Une église antérieure ?
Cette question est récurrente parmi les historiens qui ont étudié Saint-Mathurin. Certains ont pensé que la chapelle édifiée, selon la tradition, sur le tombeau de saint Mathurin, pouvait parfaitement accueillir les foules de pèlerins qui venaient prier le saint, avant le XIIe siècle. Mais cette chapelle, vendue à la Révolution, détruite et incorporée dans une habitation privée, était très petite.
En revanche, bien que seule une fouille archéologique puisse résoudre indubitablement la question, nous disposons d’éléments convergents qui semblent correspondre à l’existence d’une église antérieure à l’église Saint-Mathurin actuelle. Tout d’abord, la charte de 1006 du pape Jean XVIII, qui confirme le don effectué par l’évêque Renaud au Chapitre de sa cathédrale, l’année précédente, mentionne une église dédiée à saint Mathurin « cum ecclesia in honore S. Maturini dicata… ». Dans la donation de Renaud se trouve aussi l’expression « ecclesia in onore Sancti Maturini dicata cum omnibus appenditiis sui ». Mais la réalité de cette affirmation est discutable, car il a été montré que ce texte daté de 1005 était en réalité un faux réalisé un siècle plus tard. Jacques Henriet tire de cette confirmation du pape l’importance de la donation de Renaud.

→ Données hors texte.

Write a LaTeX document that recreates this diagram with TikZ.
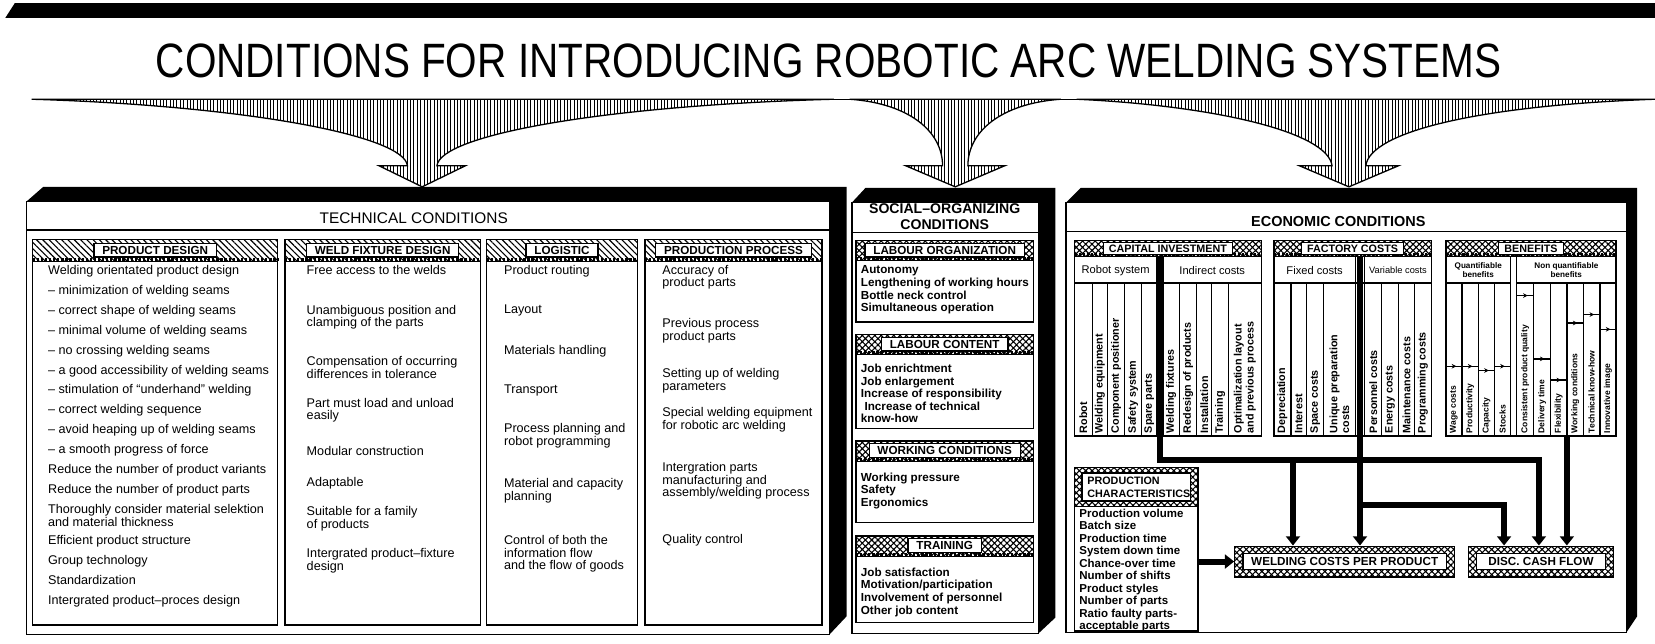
\documentclass[tikz,border=0pt]{standalone}
\usepackage{fontspec}
\setmainfont{Liberation Sans}
\newfontfamily\titlefont[FakeStretch=0.84]{Liberation Sans}
\usetikzlibrary{patterns.meta,arrows.meta,decorations.markings,backgrounds,fit}

\tikzset{
  vhatch/.style={pattern={Lines[angle=90,distance=1.8pt,line width=0.45pt]}},
  diaghatch/.style={pattern={Lines[angle=-45,distance=2.4pt,line width=0.6pt]}},
  xhatch/.style={pattern={Hatch[angle=45,distance=2.4pt,line width=0.6pt]}},
  dotstrip/.style={line width=1.6pt, dash pattern=on 1.2pt off 1pt},
  panel/.style={draw, line width=0.8pt},
  hdrlabel/.style={draw, fill=white, line width=0.7pt, inner xsep=4.5pt, inner ysep=1.5pt,
    font=\bfseries\fontsize{6.3}{6.3}\selectfont},
  txt/.style={anchor=north west, inner sep=0pt, align=left, yshift=3.8pt,
    execute at begin node=\strut, font=\fontsize{6.8}{6.9}\selectfont},
  soctxt/.style={txt, font=\bfseries\fontsize{6.3}{6.8}\selectfont},
  collab/.style={rotate=90, anchor=west, inner sep=0pt, align=left,
    font=\bfseries\fontsize{5.8}{6.4}\selectfont},
  benlab/.style={collab, font=\bfseries\fontsize{4.6}{5}\selectfont},
  flow/.style={line width=3.2pt, line join=miter, -{Triangle[width=7.5pt,length=5pt]}},
  levelmark/.style={postaction={decorate}, decoration={markings,
    mark=at position 0.65 with {\arrow{Stealth[length=2.5pt,width=2.5pt]}}}},
}

\begin{document}
\begin{tikzpicture}[x=0.02cm, y=-0.02cm, line width=0.7pt]
\useasboundingbox (0,0) rectangle (1568,610);

% heading
\fill (5,17) -- (14,3) -- (1568,3) -- (1568,17) -- cycle;
\node[font=\titlefont\fontsize{26}{26}\selectfont] (title) at (785,58)
  {CONDITIONS FOR INTRODUCING ROBOTIC ARC WELDING SYSTEMS};

% funnels
\draw (30,94) -- (1568,94);
\draw[vhatch] (30,94) .. controls (230,100) and (383,128) .. (386,157) -- (359,157) -- (400,177)
  -- (441,157) -- (414,157) .. controls (417,128) and (570,100) .. (790,94) -- cycle;
\draw[vhatch] (805,94) .. controls (862,98) and (893,125) .. (893,157) -- (858,157) -- (905,177)
  -- (952,157) -- (917,157) .. controls (917,125) and (948,98) .. (1005,94) -- cycle;
\draw[vhatch] (1020,94) .. controls (1150,100) and (1258,125) .. (1262,157) -- (1231,157) -- (1278,177)
  -- (1325,157) -- (1294,157) .. controls (1298,125) and (1400,100) .. (1568,94) -- cycle;

% the three blocks
\fill (25,191) -- (41,177) -- (802,177) -- (802,584) -- (786,601) -- (786,191) -- cycle;
\draw[panel] (25,191) rectangle (786,601);
\fill (807,192) -- (820,178) -- (1000,178) -- (1000,585) -- (984,600) -- (984,192) -- cycle;
\draw[panel] (807,192) rectangle (984,600);
\fill (1010,192) -- (1024,178) -- (1551,178) -- (1551,584) -- (1541,599) -- (1541,192) -- cycle;
\draw[panel] (1010,192) rectangle (1541,599);

% technical conditions
\node[font=\fontsize{8.3}{8.3}\selectfont] (tech) at (392,207) {TECHNICAL CONDITIONS};
\draw (25,218) -- (786,218);
\foreach \nm/\xa/\xb/\lab in {pdh/31/263/PRODUCT DESIGN, wfdh/270/455/WELD FIXTURE DESIGN,
    logh/461/604/LOGISTIC, pph/611/779/PRODUCTION PROCESS} {
  \draw[panel] (\xa,227) rectangle (\xb,592);
  \draw[diaghatch] (\xa,227) rectangle (\xb,248);
  \draw[dotstrip] (\xa,246) -- (\xb,246);
  \node[hdrlabel] (\nm) at ({(\xa+\xb)/2},237) {\lab};
}
\foreach \y/\t [count=\i] in {257/{Welding orientated product design},
    276/{-- minimization of welding seams}, 295/{-- correct shape of welding seams},
    314/{-- minimal volume of welding seams}, 333/{-- no crossing welding seams},
    352/{-- a good accessibility of welding seams}, 370/{-- stimulation of ``underhand'' welding},
    389/{-- correct welding sequence}, 408/{-- avoid heaping up of welding seams},
    427/{-- a smooth progress of force}, 446/{Reduce the number of product variants},
    465/{Reduce the number of product parts},
    484/{Thoroughly consider material selektion\\and material thickness},
    513/{Efficient product structure}, 532/{Group technology}, 551/{Standardization},
    570/{Intergrated product--proces design}}
  \node[txt] (pd\i) at (45,\y) {\t};
\foreach \y/\t [count=\i] in {257/{Free access to the welds},
    295/{Unambiguous position and\\clamping of the parts},
    344/{Compensation of occurring\\differences in tolerance},
    383/{Part must load and unload\\easily}, 429/{Modular construction}, 458/{Adaptable},
    486/{Suitable for a family\\of products}, 526/{Intergrated product--fixture\\design}}
  \node[txt] (wfd\i) at (290,\y) {\t};
\foreach \y/\t [count=\i] in {257/{Product routing}, 295/{Layout}, 333/{Materials handling},
    370/{Transport}, 407/{Process planning and\\robot programming},
    459/{Material and capacity\\planning},
    513/{Control of both the\\information flow\\and the flow of goods}}
  \node[txt] (log\i) at (477,\y) {\t};
\foreach \y/\t [count=\i] in {257/{Accuracy of\\product parts}, 308/{Previous process\\product parts},
    355/{Setting up of welding\\parameters},
    392/{Special welding equipment\\for robotic arc welding},
    444/{Intergration parts\\manufacturing and\\assembly/welding process},
    512/{Quality control}}
  \node[txt] (pp\i) at (627,\y) {\t};

% social-organizing conditions
\node[align=center, font=\bfseries\fontsize{7.6}{8.4}\selectfont] (soc) at (895,205)
  {SOCIAL--ORGANIZING\\CONDITIONS};
\draw (807,220) -- (984,220);
\foreach \nm/\ya/\yb/\lab in {loh/228/305/LABOUR ORGANIZATION, lch/317/406/LABOUR CONTENT,
    wch/418/495/WORKING CONDITIONS, trh/508/590/TRAINING} {
  \draw[panel] (811,\ya) rectangle (979,\yb);
  \draw[xhatch] (811,\ya) rectangle (979,\ya+19);
  \draw[dotstrip] (811,\ya+17) -- (979,\ya+17);
  \node[hdrlabel] (\nm) at (895,\ya+9) {\lab};
}
\node[soctxt] (lo) at (815,258)
  {Autonomy\\Lengthening of working hours\\Bottle neck control\\Simultaneous operation};
\node[soctxt] (lc) at (815,351)
  {Job enrichtment\\Job enlargement\\Increase of responsibility\\\hspace{2pt}Increase of technical\\know-how};
\node[soctxt] (wc) at (815,454) {Working pressure\\Safety\\Ergonomics};
\node[soctxt] (tr) at (815,544)
  {Job satisfaction\\Motivation/participation\\Involvement of personnel\\Other job content};

% economic conditions
\node[font=\bfseries\fontsize{7.8}{7.8}\selectfont] (eco) at (1268,210) {ECONOMIC CONDITIONS};
\draw (1010,219.5) -- (1541,219.5);
\foreach \nm/\xa/\xb/\lab in {cih/1018/1195/CAPITAL INVESTMENT, fch/1207/1356/FACTORY COSTS,
    beh/1370/1531/BENEFITS} {
  \draw[panel] (\xa,228) rectangle (\xb,413);
  \draw[xhatch] (\xa,228) rectangle (\xb,243);
  \draw[dotstrip] (\xa,241.5) -- (\xb,241.5);
  \node[hdrlabel, font=\bfseries\fontsize{5.8}{5.8}\selectfont, inner xsep=3pt, inner ysep=1.1pt]
    (\nm) at ({(\xa+\xb)/2},235.5) {\lab};
}
\foreach \xa/\xb in {1018/1195, 1207/1356, 1370/1431, 1437/1531}
  \draw (\xa,268) -- (\xb,268);
\foreach \x in {1096,1102,1284,1293,1431,1437}
  \draw (\x,243) -- (\x,413);
\foreach \x in {1034.8,1049.4,1065.2,1081.6,1117.3,1133.8,1148,1163.7,
    1223,1238,1254,1309,1325,1340,1385,1400.5,1416,1453,1469,1484.5,1500,1516}
  \draw (\x,268) -- (\x,413);
\node[font=\fontsize{6}{6}\selectfont] (cirs) at (1057,256) {Robot system};
\node[font=\fontsize{6}{6}\selectfont] (ciic) at (1148.5,256) {Indirect costs};
\node[font=\fontsize{6}{6}\selectfont] (fcfx) at (1245.5,256) {Fixed costs};
\node[font=\fontsize{5}{5}\selectfont] (fcvr) at (1324.5,256) {Variable costs};
\node[align=center, font=\bfseries\fontsize{4.4}{4.8}\selectfont] (beq) at (1400.5,256)
  {Quantifiable\\benefits};
\node[align=center, font=\bfseries\fontsize{4.4}{4.8}\selectfont] (benq) at (1484,256)
  {Non quantifiable\\benefits};
\foreach \xa/\xb/\t [count=\i] in {1018/1034.8/Robot, 1034.8/1049.4/Welding equipment,
    1049.4/1065.2/Component positioner, 1065.2/1081.6/Safety system, 1081.6/1096/Spare parts,
    1102/1117.3/Welding fixtures, 1117.3/1133.8/Redesign of products,
    1133.8/1148/Installation, 1148/1163.7/Training,
    1163.7/1195/{Optimalization layout\\and previous process}}
  \node[collab] (cicol\i) at ({(\xa+\xb)/2},411) {\t};
\foreach \xa/\xb/\t [count=\i] in {1207/1223/Depreciation, 1223/1238/Interest,
    1238/1254/Space costs, 1254/1284/{Unique preparation\\costs},
    1293/1309/Personnel costs, 1309/1325/Energy costs, 1325/1340/Maintenance costs,
    1340/1356/Programming costs}
  \node[collab] (fccol\i) at ({(\xa+\xb)/2},411) {\t};
\foreach \xa/\xb/\t/\l [count=\i] in {1370/1385/Wage costs/347, 1385/1400.5/Productivity/347,
    1400.5/1416/Capacity/351, 1416/1431/Stocks/347,
    1437/1453/Consistent product quality/280, 1453/1469/Delivery time/340,
    1469/1484.5/Flexibility/360, 1484.5/1500/Working conditions/306,
    1500/1516/Technical know-how/298, 1516/1531/Innovative image/312} {
  \draw[levelmark] (\xa,\l) -- (\xb,\l);
  \node[benlab] (becol\i) at ({(\xa+\xb)/2},411) {\t};
}

% production characteristics
\draw[xhatch] (1018,443) rectangle (1135,480);
\node[hdrlabel, align=left, text width=1.85cm, inner xsep=3pt, inner ysep=2pt,
  font=\bfseries\fontsize{5.8}{7}\selectfont] (pch) at (1076.5,461.5) {PRODUCTION\\CHARACTERISTICS};
\draw[panel] (1018,480) rectangle (1135,598);
\node[soctxt, font=\bfseries\fontsize{6.2}{6.75}\selectfont] (pcl) at (1022,488)
  {Production volume\\Batch size\\Production time\\System down time\\Chance-over time\\
   Number of shifts\\Product styles\\Number of parts\\Ratio faulty parts-\\acceptable parts};

% results
\node[hdrlabel, minimum width=3.85cm, inner ysep=2.2pt] (wcpp) at (1274,532) {WELDING COSTS PER PRODUCT};
\node[hdrlabel, minimum width=2.45cm, inner ysep=2.2pt] (dcf) at (1460,532) {DISC.\ CASH FLOW};
\begin{scope}[on background layer]
  \node[draw, line width=0.7pt, xhatch, fit=(wcpp), inner xsep=4pt, inner ysep=3.5pt] (wcppf) {};
  \node[draw, line width=0.7pt, xhatch, fit=(dcf), inner xsep=4pt, inner ysep=3.5pt] (dcff) {};
\end{scope}

% cost flows
\coordinate (cibar) at (1099,243);
\coordinate (cijoin) at (1099,436);
\coordinate (cidcf) at (1458,436);
\coordinate (wcjoin) at (1225,436);
\coordinate (fcbar) at (1288.5,243);
\coordinate (fcjoin) at (1288.5,478);
\coordinate (fcdcf) at (1425,478);
\coordinate (bebar) at (1484.5,413);
\coordinate (pcout) at (1135,532);
\draw[flow] (cibar) -- (cijoin) -- (cidcf) -- (cidcf |- dcff.north);
\draw[flow] (wcjoin) -- (wcjoin |- wcppf.north);
\draw[flow] (fcbar) -- (fcbar |- wcppf.north);
\draw[flow] (fcjoin) -- (fcdcf) -- (fcdcf |- dcff.north);
\draw[flow] (bebar) -- (bebar |- dcff.north);
\draw[flow] (pcout) -- (pcout -| wcppf.west);
\end{tikzpicture}
\end{document}
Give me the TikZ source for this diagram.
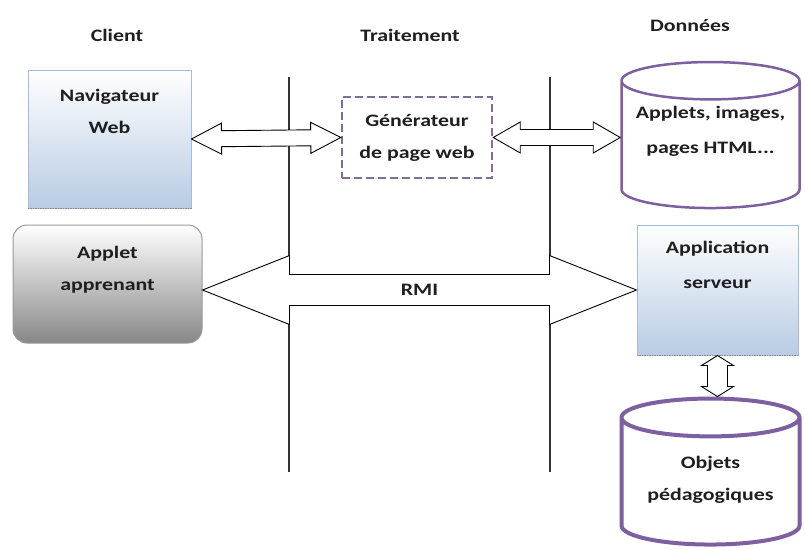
\documentclass[tikz,border=0pt]{standalone}
\usepackage{fontspec}
\setmainfont{Carlito}[FakeStretch=1.25]
\usetikzlibrary{calc,shapes.geometric}
\definecolor{bleubas}{RGB}{184,204,228}
\definecolor{bordbleu}{RGB}{165,188,216}
\definecolor{violet}{RGB}{124,96,160}
\definecolor{violetpointe}{RGB}{128,110,150}
\def\fatarrow[#1](#2)(#3)(#4:#5:#6){\draw[#1] (#2)
	-- ($(#2)!#6!(#3)!#5!90:(#3)$) -- ($(#2)!#6!(#3)!#4!90:(#3)$)
	-- ($(#3)!#6!(#2)!#4!-90:(#2)$) -- ($(#3)!#6!(#2)!#5!-90:(#2)$)
	-- (#3)
	-- ($(#3)!#6!(#2)!#5!90:(#2)$) -- ($(#3)!#6!(#2)!#4!90:(#2)$)
	-- ($(#2)!#6!(#3)!#4!-90:(#3)$) -- ($(#2)!#6!(#3)!#5!-90:(#3)$) -- cycle}
\def\hausse#1#2{\raisebox{#1}[\height][\depth]{\begin{tabular}{@{}c@{}}#2\end{tabular}}}
\tikzset{
	txt/.style={font=\bfseries\fontsize{17.5}{32}\selectfont, text=black!88},
	hautbox/.style n args={3}{txt, inner sep=0pt,
		execute at begin node={\begin{minipage}[c][#2][t]{#1}\centering\vspace*{#3}},
		execute at end node={\end{minipage}}},
	bleubox/.style={draw=bordbleu, line width=1pt, top color=white, bottom color=bleubas},
	grisbox/.style={draw=black!40, line width=1pt, top color=white, bottom color=black!47, rounded corners=14pt},
	cyl/.style={txt, cylinder, shape border rotate=90, draw=violet, inner sep=0pt, minimum width=178pt, minimum height=146pt, aspect=0.3},
	fleche/.style={draw=black, fill=white, line width=0.9pt},
}
\begin{document}
\begin{tikzpicture}[x=1pt, y=-1pt]
	\useasboundingbox (0,0) rectangle (805,549);
	
	%%% colonnes
	\draw[line width=2pt, black!80] (289,77) -- (289,472);
	\draw[line width=2pt, black!80] (550,77) -- (550,472);
	
	\node[txt] (client) at (117,35) {Client};
	\node[txt] (trait) at (410,35) {Traitement};
	\node[txt] (donnees) at (690,26) {Données};
	
	%%% boites
	\node[bleubox, hautbox={163pt}{138pt}{19pt}] (nav) at (109.5,139) {Navigateur\\Web};
	\node[txt, draw=violetpointe, line width=2.5pt, dash pattern=on 8pt off 4pt, minimum width=150pt, minimum height=81pt, align=center] (gen) at (417,137.5) {Générateur\\de page web};
	\node[cyl, line width=2.5pt, aspect=0.25] (dat) at (710.5,145) {\hausse{15pt}{Applets, images,\\[3pt]pages HTML...}};
	\node[grisbox, hautbox={189pt}{118pt}{21pt}] (applet) at (107.5,284) {Applet\\apprenant};
	\node[bleubox, hautbox={161pt}{130pt}{16pt}] (srv) at (717.5,290) {Application\\[3pt]serveur};
	\node[cyl, line width=4pt] (obj) at (710.5,482) {\hausse{4pt}{Objets\\pédagogiques}};
	
	\draw[densely dotted, black!45, line width=1.5pt] (nav.south west) -- (nav.south east);
	\draw[densely dotted, black!45, line width=1.5pt] (srv.south west) -- (srv.south east);
	
	%%% fleches
	\coordinate (datg) at (gen.east -| dat.west);
	\coordinate (rmig) at (applet.east |- srv.west);
	\coordinate (objh) at (srv.south |- obj.north);
	\fatarrow[fleche](nav.east)(gen.west)(8pt:15.5pt:30pt);
	\fatarrow[fleche](gen.east)(datg)(8pt:15.5pt:27pt);
	\fatarrow[fleche](rmig)(srv.west)(15.5pt:34.5pt:87pt);
	\fatarrow[fleche](srv.south)(objh)(10pt:16pt:10pt);
	
	\node[txt] (rmi) at ($(rmig)!0.5!(srv.west)$) {RMI};
	
\end{tikzpicture}
\end{document}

Plus convaincants sont les textes du XIe siècle qui mentionnent une église antérieure et les possessions qui s’y rapportent : la charte de Hilduin, archevêque de Sens, en 1041 et la charte-notice de 1075 du prêtre Dodon, desservant de Larchant. Cette dernière charte détaille les donations faites à l’église de Larchant en l’honneur du saint. Il est difficile de concilier l’importance de ces dons avec une simple chapelle.
Dans ces conditions, on peut imaginer et mieux comprendre comment la cérémonie de translation des reliques en 1176 a pu se dérouler. Il ne s’agissait pas de présenter ces reliques à la foule dans un endroit vide, mais dans un endroit consacré qui devait être le lieu, intact ou déjà en partie ruiné, de l’ancienne église. Nous constatons le même déroulement pour la cathédrale de Noyon. On y constate qu’une cathédrale a précédé immédiatement l’église gothique du XIIe siècle. Elle occupait approximativement la même position générale et avait le même axe de la nef de l’église qui l’a suivie. Il est évident, dans ce contexte, que le remplacement de l’église antérieure par la nouvelle église est un processus qui se fait progressivement, pour des raisons de commodité et de pérennité du culte. Le nouvel édifice englobant, modifiant ou remplaçant l’ancienne structure et ses fondations.